Bryant’s wasn’t credited a full year of service time until 2016 and now must wait until next winter for a free-agent payday. And the Cubs now control Bryant this additional year for a significantly lower cost than his consensus market value. 

Boras filed a grievance in December 2015, but the Bryant case dragged until January 2020 when an MLB arbitrator ruled in the Cubs’ favor. That ruling, given how talented Bryant clearly was by 2015, effectively insulated teams from further service-time challenges and made changing the rule a union priority.

Mather also made disparaging comments about Latino and Japanese players on language proficiency, societal adaptability and use of translators.

Monday, the MLBPA issued a statement calling Mather’s remarks “a highly disturbing yet critically important window into how Players are genuinely viewed by management” and “an unfiltered view into Club thinking.”

It added: “Players remain committed to confronting these issues at the bargaining table and elsewhere.”

Boras’ Mariners clients include Japanese pitcher Yusei Kikuchi and starting pitcher James Paxton, who signed a one-year, $8.5 million deal this month that was below his anticipated market value.
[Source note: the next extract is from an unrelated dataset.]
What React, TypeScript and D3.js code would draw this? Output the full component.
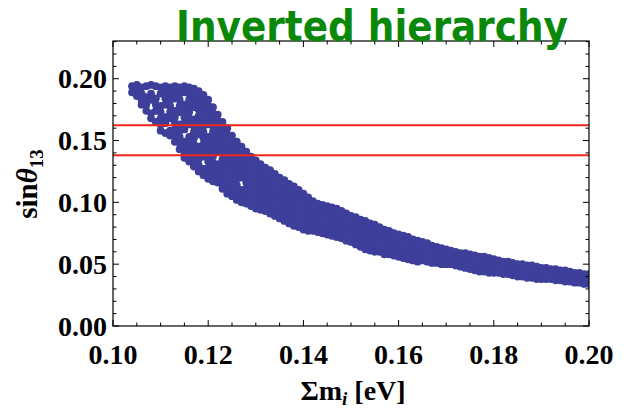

Mather’s Rotary speech discussed then-ongoing Paxton negotiations and how he expected the pitcher to settle for less than his asking price.


Boras wasn’t thrilled about negotiations being leaked and called Mather’s comments in general an “embarrassment” for the Mariners. But the one-time minor-leaguer said he has seen plenty of baseball executives who never played professionally “buy their way into the game, and then they have this thought process that is about an economic principle rather than the integrity of the game.”

Though Boras espoused more favorable views of Mariners principal owner John Stanton and general manager Jerry Dipoto, he said Mather being CEO and owning a stake in the team means he wasn’t simply an errant employee gone rogue.

“That’s the part to me is where there’s been an extreme violation,” he said. “This guy’s an owner — it’s a different standard.”